Given instruction - Filter the entries, keeping every line with the word "Write".
:: Stored records ::
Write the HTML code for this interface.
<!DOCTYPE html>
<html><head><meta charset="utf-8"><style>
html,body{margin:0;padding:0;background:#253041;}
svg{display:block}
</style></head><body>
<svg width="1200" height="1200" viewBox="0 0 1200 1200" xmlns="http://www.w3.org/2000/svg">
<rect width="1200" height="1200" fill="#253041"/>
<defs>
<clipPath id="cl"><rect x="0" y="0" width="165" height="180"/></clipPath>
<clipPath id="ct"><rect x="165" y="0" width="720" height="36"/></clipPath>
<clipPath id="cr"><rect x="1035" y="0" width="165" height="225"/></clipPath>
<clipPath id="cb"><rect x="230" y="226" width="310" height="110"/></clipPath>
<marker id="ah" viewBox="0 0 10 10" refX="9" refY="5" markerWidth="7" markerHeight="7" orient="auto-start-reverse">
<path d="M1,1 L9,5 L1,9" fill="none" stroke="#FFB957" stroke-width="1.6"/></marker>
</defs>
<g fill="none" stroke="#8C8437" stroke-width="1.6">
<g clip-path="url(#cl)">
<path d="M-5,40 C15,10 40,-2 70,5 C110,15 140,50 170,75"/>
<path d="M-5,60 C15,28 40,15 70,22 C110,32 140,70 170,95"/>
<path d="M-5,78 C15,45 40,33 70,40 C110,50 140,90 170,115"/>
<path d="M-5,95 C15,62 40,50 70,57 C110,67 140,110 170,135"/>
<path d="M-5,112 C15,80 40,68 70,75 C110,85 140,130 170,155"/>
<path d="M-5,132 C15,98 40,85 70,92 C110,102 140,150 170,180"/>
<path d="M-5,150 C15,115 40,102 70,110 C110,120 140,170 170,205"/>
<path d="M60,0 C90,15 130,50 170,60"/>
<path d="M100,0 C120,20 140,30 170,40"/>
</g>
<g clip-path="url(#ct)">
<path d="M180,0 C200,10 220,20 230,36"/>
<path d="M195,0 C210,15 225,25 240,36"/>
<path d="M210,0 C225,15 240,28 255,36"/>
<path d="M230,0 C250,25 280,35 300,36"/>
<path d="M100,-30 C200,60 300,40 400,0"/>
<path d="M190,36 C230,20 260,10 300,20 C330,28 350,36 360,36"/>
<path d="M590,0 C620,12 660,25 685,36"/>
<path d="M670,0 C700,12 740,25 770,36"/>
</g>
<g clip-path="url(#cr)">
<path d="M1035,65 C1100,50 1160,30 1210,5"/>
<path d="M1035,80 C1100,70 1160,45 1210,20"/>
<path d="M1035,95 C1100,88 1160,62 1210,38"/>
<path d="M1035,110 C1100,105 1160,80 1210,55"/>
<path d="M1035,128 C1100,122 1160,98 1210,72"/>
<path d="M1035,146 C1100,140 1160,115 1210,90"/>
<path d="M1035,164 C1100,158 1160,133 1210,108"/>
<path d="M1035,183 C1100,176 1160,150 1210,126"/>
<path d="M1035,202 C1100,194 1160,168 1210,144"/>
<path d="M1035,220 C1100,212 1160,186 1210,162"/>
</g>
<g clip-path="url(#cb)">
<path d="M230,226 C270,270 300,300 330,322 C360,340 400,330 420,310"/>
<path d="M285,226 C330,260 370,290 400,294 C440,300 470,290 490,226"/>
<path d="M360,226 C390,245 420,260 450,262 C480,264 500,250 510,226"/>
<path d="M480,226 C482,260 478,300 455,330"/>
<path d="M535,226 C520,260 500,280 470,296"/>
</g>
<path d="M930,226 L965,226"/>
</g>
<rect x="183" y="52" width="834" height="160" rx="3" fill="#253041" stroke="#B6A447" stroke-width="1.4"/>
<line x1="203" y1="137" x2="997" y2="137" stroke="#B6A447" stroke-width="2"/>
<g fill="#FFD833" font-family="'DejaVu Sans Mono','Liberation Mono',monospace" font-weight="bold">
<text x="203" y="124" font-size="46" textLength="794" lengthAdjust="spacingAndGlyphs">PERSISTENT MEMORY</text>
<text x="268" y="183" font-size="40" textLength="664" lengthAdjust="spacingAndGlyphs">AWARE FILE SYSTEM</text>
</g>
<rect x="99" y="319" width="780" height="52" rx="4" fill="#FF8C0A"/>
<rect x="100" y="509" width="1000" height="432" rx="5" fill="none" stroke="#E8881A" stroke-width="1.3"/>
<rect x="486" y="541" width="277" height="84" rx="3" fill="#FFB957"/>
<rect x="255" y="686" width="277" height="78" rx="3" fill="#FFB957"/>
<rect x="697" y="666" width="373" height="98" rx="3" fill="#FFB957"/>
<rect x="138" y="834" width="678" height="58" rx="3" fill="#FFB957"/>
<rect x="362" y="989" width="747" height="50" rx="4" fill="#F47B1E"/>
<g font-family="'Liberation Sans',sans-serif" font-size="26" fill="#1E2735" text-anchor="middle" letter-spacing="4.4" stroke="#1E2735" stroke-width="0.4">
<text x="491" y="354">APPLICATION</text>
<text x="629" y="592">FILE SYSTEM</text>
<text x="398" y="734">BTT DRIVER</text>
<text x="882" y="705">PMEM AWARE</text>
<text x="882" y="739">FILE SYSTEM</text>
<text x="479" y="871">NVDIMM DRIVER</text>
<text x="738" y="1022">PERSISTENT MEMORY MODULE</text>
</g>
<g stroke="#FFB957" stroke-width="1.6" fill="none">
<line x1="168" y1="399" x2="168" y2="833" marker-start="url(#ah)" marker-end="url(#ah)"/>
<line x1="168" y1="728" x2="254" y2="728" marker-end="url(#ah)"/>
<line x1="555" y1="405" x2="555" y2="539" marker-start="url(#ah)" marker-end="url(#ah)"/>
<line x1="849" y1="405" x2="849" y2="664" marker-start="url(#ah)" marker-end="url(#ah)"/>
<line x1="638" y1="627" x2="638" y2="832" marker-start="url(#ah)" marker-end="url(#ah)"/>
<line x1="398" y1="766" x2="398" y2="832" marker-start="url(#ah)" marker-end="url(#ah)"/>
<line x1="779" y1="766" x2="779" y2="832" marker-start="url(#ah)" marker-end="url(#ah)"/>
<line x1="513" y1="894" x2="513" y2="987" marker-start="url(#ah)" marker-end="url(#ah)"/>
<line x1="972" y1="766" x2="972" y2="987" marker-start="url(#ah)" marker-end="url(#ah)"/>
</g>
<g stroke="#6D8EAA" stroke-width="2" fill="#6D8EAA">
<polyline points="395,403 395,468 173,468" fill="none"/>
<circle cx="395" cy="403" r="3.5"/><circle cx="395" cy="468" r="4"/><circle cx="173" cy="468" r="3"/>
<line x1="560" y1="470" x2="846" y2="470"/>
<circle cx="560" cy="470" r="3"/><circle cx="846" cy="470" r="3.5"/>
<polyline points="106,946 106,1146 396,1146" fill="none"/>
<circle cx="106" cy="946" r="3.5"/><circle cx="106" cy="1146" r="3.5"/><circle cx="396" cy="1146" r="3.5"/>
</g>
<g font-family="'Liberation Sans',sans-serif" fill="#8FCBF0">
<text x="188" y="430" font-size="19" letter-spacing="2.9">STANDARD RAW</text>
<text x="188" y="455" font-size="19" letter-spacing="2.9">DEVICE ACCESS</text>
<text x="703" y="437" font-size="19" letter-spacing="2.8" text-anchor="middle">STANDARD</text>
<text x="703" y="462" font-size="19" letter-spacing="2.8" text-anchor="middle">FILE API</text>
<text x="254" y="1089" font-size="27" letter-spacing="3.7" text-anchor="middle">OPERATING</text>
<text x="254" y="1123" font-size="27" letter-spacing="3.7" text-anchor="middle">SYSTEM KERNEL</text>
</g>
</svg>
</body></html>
:::
:: Stored records ::
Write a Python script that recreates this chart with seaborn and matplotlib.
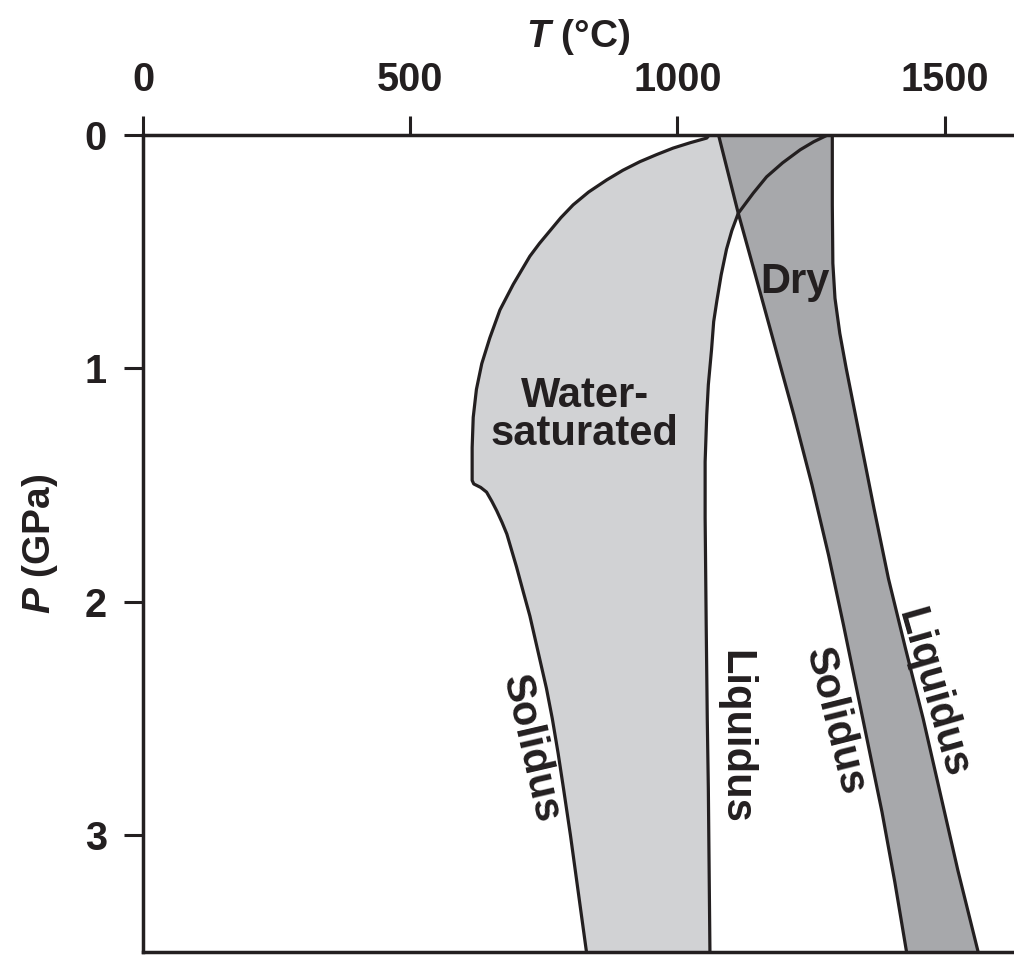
:::
The response -
Write the HTML code for this interface.
Write a Python script that recreates this chart with seaborn and matplotlib.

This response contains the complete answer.